800 S.W.2d 224 | Tex. Crim. App. | 1990
On April 2, 1987, the First Court of Appeals, in an unpublished opinion, affirmed the trial court’s judgment in its cause numbered 01-86-0546-CR, in which James E. Atomanczyk, henceforth appellant, was shown to have been convicted by a jury of the offense of murder. The jury also assessed punishment at confinement in the penitentiary for life and a $10,000 fine. The court of appeals rejected, inter alia, appellant’s contention that Art. 37.07, § 4, V.A.C.C.P. (which then governed the giving of a statutory instruction on parole) was unconstitutional. Atomanczky v. State, No. 01-86-0546-CR, 1987 WL 8750, April 2, 1987.
In Rose v. State, 752 S.W.2d 529 (Tex.Cr.App.1988), which was decided after the court of appeals had decided appellant’s cause, this Court declared Art. 37.07, § 4, supra, unconstitutional. This Court subsequently granted appellant’s petition for discretionary review solely to consider appellant’s contentions that concerned the statutory parole law instruction that was given in this cause.
On November 16,1988, in an unpublished opinion, this Court sustained appellant’s contention that the statute was unconstitutional and thereafter remanded the cause to the court of appeals so that that court could make the determination whether the statutory parole law instruction that was given the jury in this cause was harmless beyond a reasonable doubt to the punishment that the jury had assessed appellant. See Tex.R.App.Pro., Rule 81(b)(2). Atomanczky v. State, No. 0509-87, November 16, 1988.

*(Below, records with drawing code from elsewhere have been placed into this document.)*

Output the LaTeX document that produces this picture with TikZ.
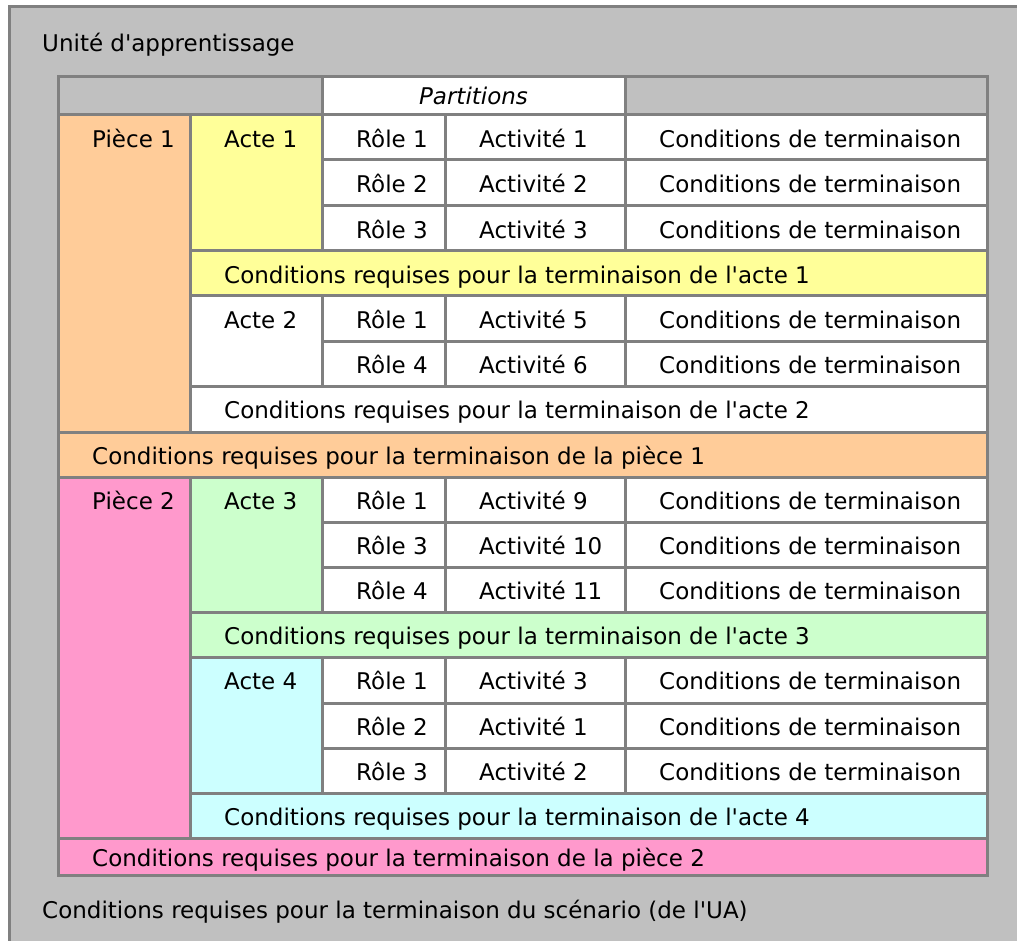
\documentclass[tikz,border=0pt]{standalone}
\usepackage{fontspec}
\setmainfont{DejaVu Sans}[Ligatures=TeXOff]
\definecolor{bggray}{HTML}{C0C0C0}
\definecolor{linegray}{HTML}{808080}
\definecolor{peach}{HTML}{FFCC99}
\definecolor{lyellow}{HTML}{FFFF99}
\definecolor{lgreen}{HTML}{CCFFCC}
\definecolor{lcyan}{HTML}{CCFFFF}
\definecolor{lpink}{HTML}{FF99CC}
\tikzset{
  cellbox/.style={draw=linegray, line width=3pt},
  celltext/.style={anchor=base west, inner sep=0pt, font=\fontsize{23}{27}\selectfont},
}
% name, x1, y1, x2, y2, fill, text
\newcommand\tcell[7]{%
  \filldraw[cellbox, fill=#6] (#2,#3) rectangle (#4,#5);
  \node[celltext] (#1) at ({#2+34},{#3+32.5}) {#7};}
% name, y1, y2, role, activity
\newcommand\rowcells[5]{%
  \tcell{#1r}{322}{#2}{445}{#3}{white}{#4}
  \tcell{#1a}{445}{#2}{625}{#3}{white}{#5}
  \tcell{#1c}{625}{#2}{987}{#3}{white}{Conditions de terminaison}}
\begin{document}
\begin{tikzpicture}[x=1pt,y=-1pt]
\useasboundingbox (0,0) rectangle (1017,941);
\clip (0,0) rectangle (1017,941);
\fill[white] (0,0) rectangle (1017,941);
\filldraw[fill=bggray, draw=linegray, line width=3pt] (9,7) rectangle (1040,960);
\node[celltext] (titre) at (42,51.5) {Unité d'apprentissage};
% header
\filldraw[cellbox, fill=bggray] (58,77) rectangle (322,115);
\filldraw[cellbox, fill=white] (322,77) rectangle (625,115);
\filldraw[cellbox, fill=bggray] (625,77) rectangle (987,115);
\node[celltext, anchor=base, font=\fontsize{23}{27}\selectfont\itshape] (partitions) at (473.5,104.5) {Partitions};
% Piece 1
\tcell{p1}{58}{115}{190}{432}{peach}{Pièce 1}
\tcell{a1}{190}{115}{322}{251}{lyellow}{Acte 1}
\rowcells{a1x}{115}{160}{Rôle 1}{Activité 1}
\rowcells{a1y}{160}{206}{Rôle 2}{Activité 2}
\rowcells{a1z}{206}{251}{Rôle 3}{Activité 3}
\tcell{ca1}{190}{251}{987}{296}{lyellow}{Conditions requises pour la terminaison de l'acte 1}
\tcell{a2}{190}{296}{322}{386}{white}{Acte 2}
\rowcells{a2x}{296}{341}{Rôle 1}{Activité 5}
\rowcells{a2y}{341}{386}{Rôle 4}{Activité 6}
\tcell{ca2}{190}{386}{987}{432}{white}{Conditions requises pour la terminaison de l'acte 2}
\tcell{cp1}{58}{432}{987}{477}{peach}{Conditions requises pour la terminaison de la pièce 1}
% Piece 2
\tcell{p2}{58}{477}{190}{838}{lpink}{Pièce 2}
\tcell{a3}{190}{477}{322}{612}{lgreen}{Acte 3}
\rowcells{a3x}{477}{522}{Rôle 1}{Activité 9}
\rowcells{a3y}{522}{567}{Rôle 3}{Activité 10}
\rowcells{a3z}{567}{612}{Rôle 4}{Activité 11}
\tcell{ca3}{190}{612}{987}{657}{lgreen}{Conditions requises pour la terminaison de l'acte 3}
\tcell{a4}{190}{657}{322}{793}{lcyan}{Acte 4}
\rowcells{a4x}{657}{703}{Rôle 1}{Activité 3}
\rowcells{a4y}{703}{748}{Rôle 2}{Activité 1}
\rowcells{a4z}{748}{793}{Rôle 3}{Activité 2}
\tcell{ca4}{190}{793}{987}{838}{lcyan}{Conditions requises pour la terminaison de l'acte 4}
\filldraw[cellbox, fill=lpink] (58,838) rectangle (987,875);
\node[celltext] (cp2) at (92,866) {Conditions requises pour la terminaison de la pièce 2};
\node[celltext] (cua) at (42,918) {Conditions requises pour la terminaison du scénario (de l'UA)};
\end{tikzpicture}
\end{document}
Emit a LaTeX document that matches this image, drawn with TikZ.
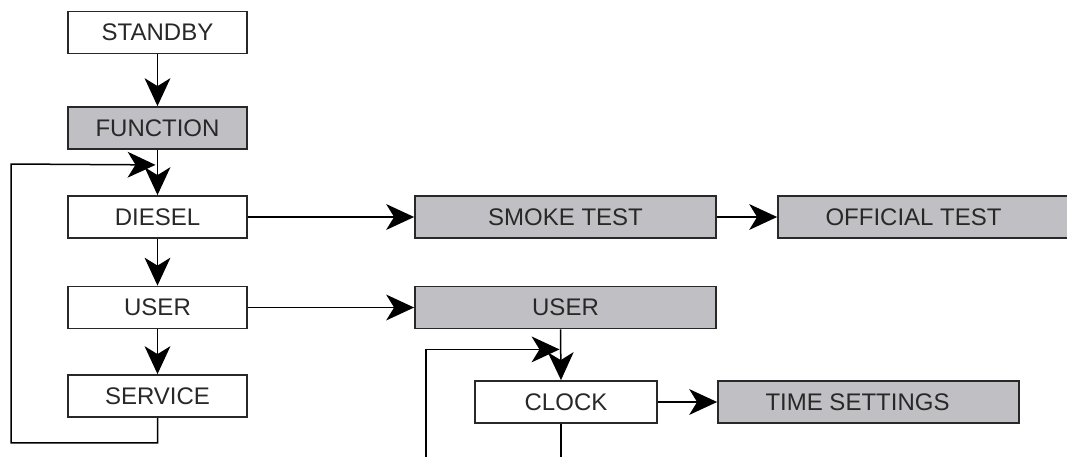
\documentclass[tikz,border=0pt]{standalone}
\usepackage{fontspec}
\setmainfont{Liberation Sans}
\usetikzlibrary{positioning,arrows.meta}

\definecolor{boxgray}{RGB}{192,192,196}
\definecolor{inkgray}{RGB}{40,40,40}

\tikzset{
  menu/.style={draw=inkgray,line width=1.8pt,fill=white,minimum width=179pt,
    minimum height=42pt,inner sep=0pt,text=inkgray,font=\fontsize{24}{28}\selectfont},
  wide/.style={menu,minimum width=301pt},
  shaded/.style={fill=boxgray},
  link/.style={line width=1.5pt,draw=black,
    -{Stealth[length=28pt,width=26pt,inset=8pt,line width=0pt]}},
  wire/.style={line width=1.5pt,draw=black}
}

\begin{document}
\begin{tikzpicture}[x=1pt,y=1pt,on grid]
  \useasboundingbox (0,0) rectangle (1067,-456);
  \fill[white] (0,0) rectangle (1067,-456);
  \clip (0,0) rectangle (1067,-456);

  \node[menu] (standby) at (157.5,-32.5) {STANDBY};
  \node[menu,shaded] (function) [below=95.5 of standby] {FUNCTION};
  \node[menu] (diesel) [below=89 of function] {DIESEL};
  \node[menu] (user) [below=90.5 of diesel] {USER};
  \node[menu] (service) [below=88.5 of user] {SERVICE};

  \node[wide,shaded] (smoke) [right=408 of diesel] {SMOKE TEST};
  \node[wide,shaded] (official) [right=363 of smoke] {\hspace*{-30pt}OFFICIAL TEST};
  \node[wide,shaded] (usermenu) [right=408 of user] {USER};
  \node[menu,minimum width=182pt] (clock) at (566,-402) {CLOCK};
  \node[wide,shaded] (timeset) [right=302.5 of clock] {\hspace*{-22pt}TIME SETTINGS};

  % loop back from SERVICE
  \coordinate (loopin) at ([xshift=-2pt,yshift=-15pt]function.south);
  \coordinate (loopleft) at (11,-164);
  % loop back under CLOCK
  \coordinate (clockin) at ([xshift=-6pt,yshift=-20pt]usermenu.south);
  \coordinate (loopbot) at (426,-480);

  \draw[link] (standby) -- (function);
  \draw[link] (function) -- (diesel);
  \draw[link] (diesel) -- (user);
  \draw[link] (user) -- (service);
  \draw[link] (service.south) -- ++(0,-25) -| (loopleft) -- (loopin);

  \draw[link] (diesel) -- (smoke);
  \draw[link] (smoke) -- (official);
  \draw[link] (user) -- (usermenu);
  \draw[link] ([xshift=-5pt]usermenu.south) -- ([xshift=-5pt]clock.north);
  \draw[link] (clock) -- (timeset);
  \draw[wire] ([xshift=-5pt]clock.south) -- ++(0,-60);
  \draw[link] (loopbot) |- (clockin);
\end{tikzpicture}
\end{document}
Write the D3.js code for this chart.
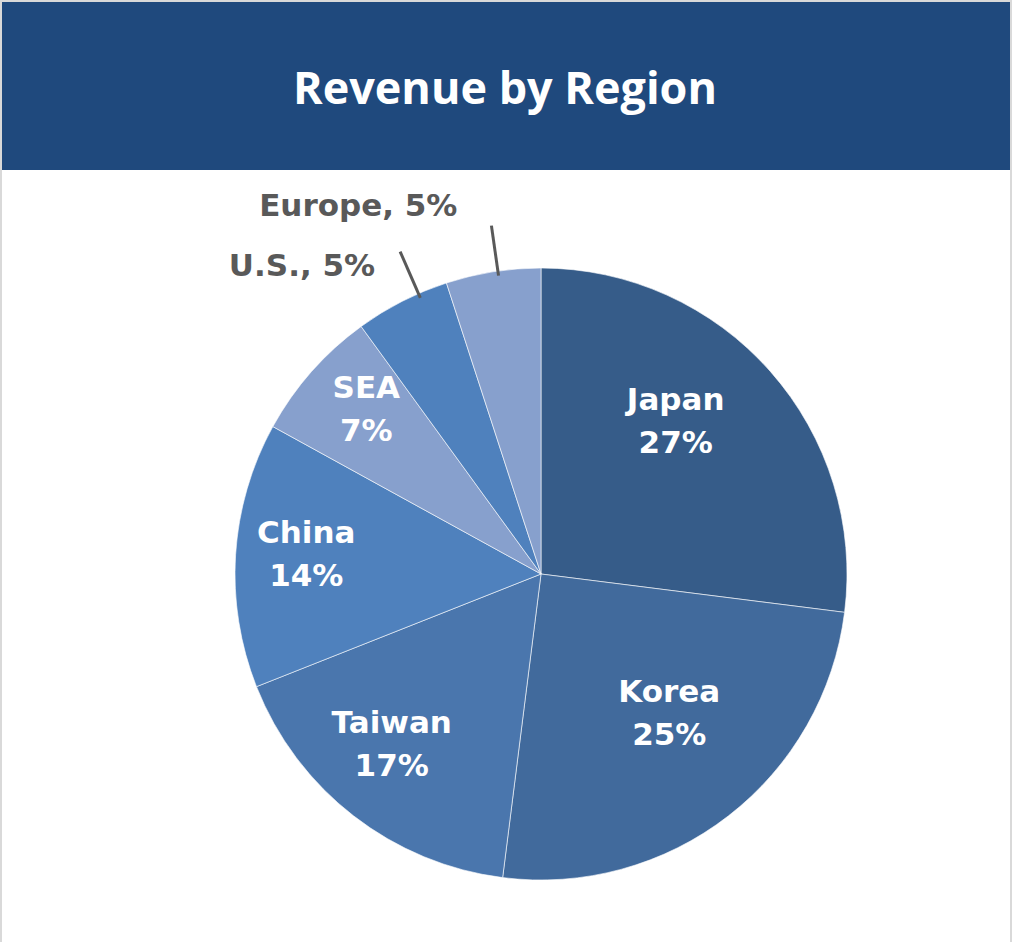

On remand, the court of appeals, in a published opinion, ruled that the parole law instruction charge error was harmless beyond a reasonable doubt and affirmed. Atomanczky v. State, 776 S.W.2d 297 (Tex.App.-Houston [1st Dist.] 1989). However, the court of appeals decided to reconsider appellant’s contentions concerning his competency to stand trial and the failure of the trial judge to instruct the jury on the defense of insanity: “[Bjecause the dissenting opinion [by Justice O’Connor] disagrees, not only with our decision on the Rose issues, but also with the court’s earlier opinion regarding appellant’s competence to stand trial and his sanity at the time of the crime, we have decided to reconsider those issues, even though they were not specifically included in the order of remand. See Adkins v. State, 764 S.W.2d 782, 784 (Tex.Crim.App.1988). Having reconsidered these issues in the light of the appellate record before us, we remain of the opinion that both questions were correctly decided by this Court’s earlier opinion.”
We granted appellant’s petition for discretionary review this time solely in order to consider the correctness of the court of appeals’ holdings regarding the competency to stand trial issue and the insanity defense issue. Upon reconsideration, we now find that we improvidently granted appellant’s petition for discretionary review. Accordingly, appellant’s petition for discretionary review is ordered dismissed. See Grigsby v. State, 653 S.W.2d 43 (Tex. Cr.App.1983).